Il est des voyages sans retour. Mais quand il est question d’un peuple entier qui a voyagé à travers toute l’Europe jusqu’au bout de la mort, alors l’affaire ne peut pas être si aisément classée. La réédition de l’essai monumental de Raul Hilberg, La Destruction des Juifs d’Europe, vient à point nommé rappeler que le génocide entrepris par l’Allemagne nazie et ses alliés a été avant tout une organisation militaire, policière, logistique, technique, économique et industrielle d’une complexité inouïe qui a nécessité la collaboration de presque toutes les forces armées et d’une partie non négligeable de la société civile. Hilberg étudie dans cet ouvrage le moindre rouage de cette mécanique qui dépasse l’entendement et aussi son histoire. De la définition des droits des Juifs d’Allemagne puis des Juifs des zones annexées et occupées et de leur expropriation de plus en plus radicale à la concentration dans des ghettos pour aboutir à la fin de 1941 au projet d’extermination totale, le processus a suivi des étapes allant crescendo, comme s’il était mû par une logique interne. La « solution finale » n’était pas inscrite à l’origine de la pensée politique nazie. Elle s’est développée dans le plus grand secret et s’est appliquée de manière différente en Union soviétique, où l’on organisa des tueries sur place dès l’entrée en guerre, et ensuite, dans le reste de l’Europe, par la création de camps d’extermination. La pure description de ce mécanisme suffit à démontrer que cette opération à l’échelle d’un continent (et audelà avec l’URSS) a été rapidement l’un des enjeux majeurs de cette guerre.

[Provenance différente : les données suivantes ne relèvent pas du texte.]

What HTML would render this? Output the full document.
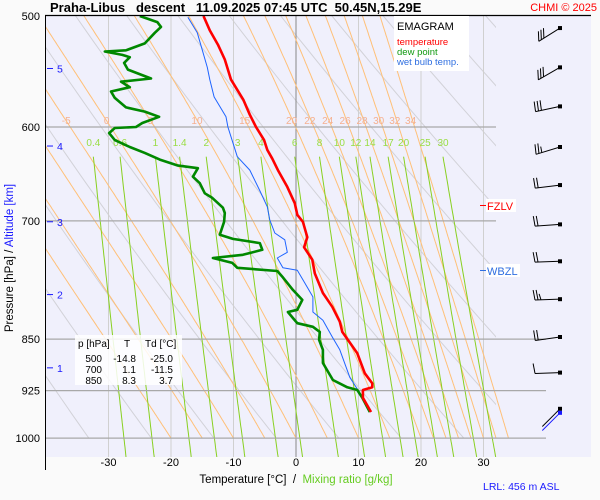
<!DOCTYPE html>
<html><head><meta charset="utf-8">
<style>
html,body{margin:0;padding:0;background:#fafafa;}
svg{display:block;font-family:"Liberation Sans",sans-serif;}
</style></head>
<body>
<svg id="chart" width="600" height="500" viewBox="0 0 600 500">
<defs>
<clipPath id="plotClip"><rect x="46" y="15" width="545" height="442"/></clipPath>
<clipPath id="dryClip"><rect x="46" y="15" width="450" height="423"/></clipPath>
<clipPath id="moistClip"><rect x="46" y="15" width="545" height="423"/></clipPath>
</defs>
<rect x="0" y="0" width="600" height="500" fill="#fafafa"/>
<rect x="46" y="15" width="545" height="442" fill="#f0f0fc"/>
<g id="bgLines"></g>
<g id="series" clip-path="url(#plotClip)"></g>
<g id="barbs"></g>
<g id="axes"></g>

<text x="50" y="12" font-size="13" font-weight="bold" fill="#000" xml:space="preserve">Praha-Libus   descent   11.09.2025 07:45 UTC  50.45N,15.29E</text>
<text x="597" y="11" font-size="11" fill="#ff0000" text-anchor="end">CHMI © 2025</text>

<g>
<rect x="394" y="16" width="75" height="55" fill="#ffffff"/>
<text x="397" y="30" font-size="11" fill="#000">EMAGRAM</text>
<text x="397" y="45" font-size="9.5" fill="#ff0000">temperature</text>
<text x="397" y="55" font-size="9.5" fill="#119911">dew point</text>
<text x="397" y="65" font-size="9.5" fill="#2e6ee0">wet bulb temp.</text>
</g>

<g font-size="10" fill="#000">
<rect x="75" y="335" width="107" height="50" fill="#ffffff" opacity="0.85"/>
<text x="78" y="347">p [hPa]</text>
<text x="124" y="347">T</text>
<text x="145" y="347">Td [°C]</text>
<text x="102" y="362" text-anchor="end">500</text>
<text x="136" y="362" text-anchor="end">-14.8</text>
<text x="173" y="362" text-anchor="end">-25.0</text>
<text x="102" y="373" text-anchor="end">700</text>
<text x="136" y="373" text-anchor="end">1.1</text>
<text x="173" y="373" text-anchor="end">-11.5</text>
<text x="102" y="384" text-anchor="end">850</text>
<text x="136" y="384" text-anchor="end">8.3</text>
<text x="173" y="384" text-anchor="end">3.7</text>
</g>

<g>
<rect x="486" y="199" width="30" height="13" fill="#ffffff"/>
<line x1="480" y1="205.5" x2="486" y2="205.5" stroke="#ff0000" stroke-width="1"/>
<text x="487" y="210" font-size="11" fill="#ff0000">FZLV</text>
</g>
<g>
<rect x="486" y="264" width="34" height="13" fill="#ffffff"/>
<line x1="480" y1="270.5" x2="486" y2="270.5" stroke="#2e6ee0" stroke-width="1"/>
<text x="487" y="275" font-size="11" fill="#2e6ee0">WBZL</text>
</g>

<text transform="translate(13,258) rotate(-90)" font-size="11.5" text-anchor="middle"><tspan fill="#000">Pressure [hPa]  /  </tspan><tspan fill="#1a1aff">Altitude [km]</tspan></text>
<text x="296" y="483" font-size="11.5" text-anchor="middle" xml:space="preserve"><tspan fill="#000">Temperature [°C]  /  </tspan><tspan fill="#66cc22">Mixing ratio [g/kg]</tspan></text>
<text x="483" y="490" font-size="10.5" fill="#1a1aff">LRL: 456 m ASL</text>
</svg>

<script>
// ---- data ----
var tempP = [500,512,524,537,555,574,588,600,613,623,632,644,662,680,693,701,719,731,746,763,788,806,826,840,851,870,899,914,920,924,936,958];
var tempT = [-14.8,-13.8,-12.5,-11.4,-10.4,-8.4,-7.4,-6.4,-5.1,-4.6,-3.8,-2.9,-1.4,-0.2,0.2,1.1,1.8,1.3,2.6,3.0,4.3,5.8,7.0,7.4,8.3,9.8,11.0,12.2,12.2,10.7,10.7,12.0];
var dewP = [500,505,509,514,523,529,530,533,535,540,546,554,557,562,566,572,581,585,590,596,600,601,606,613,620,626,633,639,642,651,658,669,674,685,691,701,716,721,726,734,740,744,750,756,760,768,784,797,810,813,821,828,833,840,851,865,884,909,920,924,936,958];
var dewT = [-25.0,-22.2,-21.6,-22.6,-24.2,-27.2,-30.6,-27.8,-26.6,-27.5,-26.9,-23.2,-28.0,-26.6,-29.6,-29.0,-27.2,-24.2,-21.9,-24.6,-25.6,-29.0,-29.9,-29.0,-26.6,-24.2,-21.8,-19.0,-15.7,-16.5,-15.4,-14.6,-13.4,-11.7,-11.4,-11.5,-12.2,-10.1,-5.8,-5.4,-8.5,-13.3,-10.2,-9.4,-3.0,-2.1,-0.5,1.0,0.2,-1.3,-0.5,0.2,2.7,3.8,3.7,4.3,4.3,5.9,8.2,9.8,10.6,11.8];
var wetP = [501,514,544,555,571,590,600,630,644,666,684,699,714,722,737,744,756,759,771,793,813,824,847,865,905,924,936,958];
var wetT = [-17.3,-15.8,-14.2,-13.8,-13.1,-11.2,-10.9,-9.4,-7.4,-5.8,-4.6,-4.2,-3.4,-1.8,-1.4,-3.0,-2.1,0.2,1.1,2.7,2.7,4.3,5.8,7.0,8.6,9.9,10.6,12.0];
var pressureTicks = [500,600,700,850,925,1000];
var tempTicks = [-30,-20,-10,0,10,20,30];
var altitudeKm = [1,2,3,4,5];
var altitudeP = [891,790,701,619,545];
var mixRatios = [0.4,0.6,1,1.4,2,3,4,6,8,10,12,14,17,20,25,30];
var moistThetaW = [-20,-15,-10,-5,0,5,10,15,20,22,24,26,28,30,32,34];
var moistLabeled = [-5,0,5,10,15,20,22,24,26,28,30,32,34];
var dryTheta = [240,250,260,270,280,290,300,310,320,330,340,350,360,370,380,390,400,410];
var windP = [510,544,580,620,660,704,748,796,847,898,953];
var windDir = [238,240,258,253,263,266,268,268,262,268,225];
var windFeathers = [3,3,3,2.5,2,2,2,2.5,2,1,0];

// ---- scales ----
function xT(T){ return 296 + 6.25*T; }
function yP(p){ return 16 + 609*Math.log(p/500); }
var NS = "http://www.w3.org/2000/svg";
function mk(tag, attrs, parent){
  var e = document.createElementNS(NS, tag);
  for (var k in attrs) e.setAttribute(k, attrs[k]);
  parent.appendChild(e); return e;
}
var bg = document.getElementById('bgLines');
var ser = document.getElementById('series');
var ax = document.getElementById('axes');
var barbs = document.getElementById('barbs');

// dry adiabats
var gDry = mk('g', {'clip-path':'url(#dryClip)'}, bg);


dryTheta.forEach(function(th){
  var pts = [];
  for (var p = 1000; p >= 480; p -= 10){
    var T = th*Math.pow(p/1000, 0.2857) - 273.15;
    pts.push(xT(T).toFixed(1)+','+yP(p).toFixed(1));
  }
  var l = mk('polyline', {points:pts.join(' '), fill:'none', stroke:'#d2d2d8', 'stroke-width':1}, gDry);
  
  
});

// isotherms
for (var T = -30; T <= 30; T += 10){
  var l = mk('line', {x1:xT(T), x2:xT(T), y1:15, y2:457, stroke: T===0 ? '#888888' : '#d0d0d0', 'stroke-width':1}, bg);
  
  
}

// moist adiabats
function es(Tc){ return 6.112*Math.exp(17.67*Tc/(Tc+243.5)); }
var gMoist = mk('g', {'clip-path':'url(#moistClip)'}, bg);


var moistAt600 = {};
moistThetaW.forEach(function(tw){
  var Tk = tw + 273.15, pts = [];
  for (var p = 1000; p >= 480; p -= 2){
    pts.push(xT(Tk-273.15).toFixed(1)+','+yP(p).toFixed(1));
    if (Math.abs(p-600) < 1) moistAt600[tw] = Tk-273.15;
    var e = es(Tk-273.15), rs = 0.622*e/(p-e);
    var dTdp = (287*Tk + 2.501e6*rs) / (p*(1005 + 2.501e6*2.501e6*rs*0.622/(287*Tk*Tk)));
    Tk -= dTdp*2;
  }
  var l = mk('polyline', {points:pts.join(' '), fill:'none', stroke:'#ffc078', 'stroke-width':1}, gMoist);
  
  
});
moistLabeled.forEach(function(tw){
  var t = mk('text', {x:xT(moistAt600[tw]) - 4, y:124, 'font-size':10, fill:'#f5b090', 'text-anchor':'middle'}, bg);
  t.textContent = tw;
  
  
});

// mixing ratio lines
function tdFromW(w, p){
  var e = w*p/(622+w), a = Math.log(e/6.112);
  return 243.5*a/(17.67-a);
}
var gMix = mk('g', {'clip-path':'url(#plotClip)'}, bg);


mixRatios.forEach(function(w){
  var pts = [];
  for (var p = 630; p <= 1035; p += 5){ pts.push(xT(tdFromW(w,p)).toFixed(1)+','+yP(p).toFixed(1)); }
  var l = mk('polyline', {points:pts.join(' '), fill:'none', stroke:'#88d020', 'stroke-width':1}, gMix);
  
  
  var t = mk('text', {x:xT(tdFromW(w,630)), y:146, 'font-size':10, fill:'#99dd44', 'text-anchor':'middle'}, bg);
  t.textContent = w;
  
  
});

// pressure gridlines & labels
pressureTicks.forEach(function(p){
  var y = yP(p);
  if (p !== 500){
    var l = mk('line', {x1:46, x2: p < 800 ? 496 : 546, y1:y, y2:y, stroke:'#a8a8a8', 'stroke-width':1.2}, bg);
    
    
  }
  var t = mk('text', {x:40, y:y+4, 'font-size':11, 'text-anchor':'end', fill:'#000'}, ax);
  t.textContent = p;
  
  
});
tempTicks.forEach(function(T){
  var t = mk('text', {x:xT(T), y:466, 'font-size':11, 'text-anchor':'middle', fill:'#000'}, ax);
  t.textContent = T;
  
  
});
altitudeKm.forEach(function(k, i){
  var y = yP(altitudeP[i]);
  var l = mk('line', {x1:47, x2:53, y1:y, y2:y, stroke:'#1a1aff', 'stroke-width':1}, ax);
  
  
  var t = mk('text', {x:57, y:y+4, 'font-size':10.5, fill:'#1a1aff'}, ax);
  t.textContent = k;
  
  
});
var la = mk('line', {x1:45.5, x2:45.5, y1:15, y2:470, stroke:'#000', 'stroke-width':1}, ax);


var ta = mk('line', {x1:45, x2:591, y1:15.5, y2:15.5, stroke:'#000', 'stroke-width':1.2}, ax);



// series
function drawSeries(P, T, color, w, name){
  var pts = P.map(function(p, i){ return xT(T[i]).toFixed(1)+','+yP(p).toFixed(1); });
  var l = mk('polyline', {points:pts.join(' '), fill:'none', stroke:color, 'stroke-width':w, 'stroke-linejoin':'round'}, ser);
  
  
}
drawSeries(wetP, wetT, '#1e64ff', 1, 'wet-bulb-line');
drawSeries(dewP, dewT, '#008800', 2.6, 'dew-point-line');
drawSeries(tempP, tempT, '#ff0000', 2.6, 'temperature-line');

// wind barbs
windP.forEach(function(p, i){
  var y = yP(p), x = 560, L = 25;
  var az = windDir[i]*Math.PI/180;
  var dx = Math.sin(az)*L, dy = -Math.cos(az)*L;
  var ux = dx/L, uy = dy/L;
  var g = mk('g', {}, barbs);
  
  
  mk('line', {x1:x, y1:y, x2:x+dx, y2:y+dy, stroke:'#000', 'stroke-width':1}, g);
  mk('rect', {x:x-2, y:y-2, width:4, height:4, fill:'#000'}, g);
  var n = windFeathers[i];
  for (var f = 0; f < Math.ceil(n); f++){
    var len = (f === Math.floor(n) && n % 1) ? 6 : 10;
    var bx = x+dx - ux*f*3, by = y+dy - uy*f*3;
    mk('line', {x1:bx, y1:by, x2:bx - 2 + uy*3, y2:by - len, stroke:'#000', 'stroke-width':1}, g);
  }
  if (n === 0){
    mk('line', {x1:x, y1:y+4, x2:x+dx, y2:y+dy+4, stroke:'#1a1aff', 'stroke-width':1}, g);
    mk('rect', {x:x-2, y:y+2, width:4, height:4, fill:'#1a1aff'}, g);
  }
});
</script>
</body></html>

Les témoignages des hommes et des femmes qui ont été les victimes de ce grand dessein nous ont été connus assez tard ou font aujourd’hui l’objet de rééditions. On connaît le remarquable ouvrage intitulé Pèlerins de l’ombre de l’écrivain triestin de langue slovène, Boris Pahor. Son recueil de nouvelles baptisé Arrêt sur le Ponte Vecchio fait partie de cette dernière catégorie. Deux de ces nouvelles, « La Coupole de cendres » et « L’adresse sur la planche », évoquent ce que le camp alsacien de Natzweiler avait pu avoir d’indicible : l’écrivain a voulu rendre tangible cet indicible, lui restituant sa dimension physique, charnelle, olfactive, tactile et aussi sordide et parfois d’une poésie à donner froid dans le dos (ces prisonniers triestins qui se disent que, s’ils étaient transférés à Dachau, ils seraient plus près de chez eux…). Pahor a voulu cerner ce qui d’humain a pu encore s’imposer dans un lieu destiné à tuer l’humain avant de tuer l’homme.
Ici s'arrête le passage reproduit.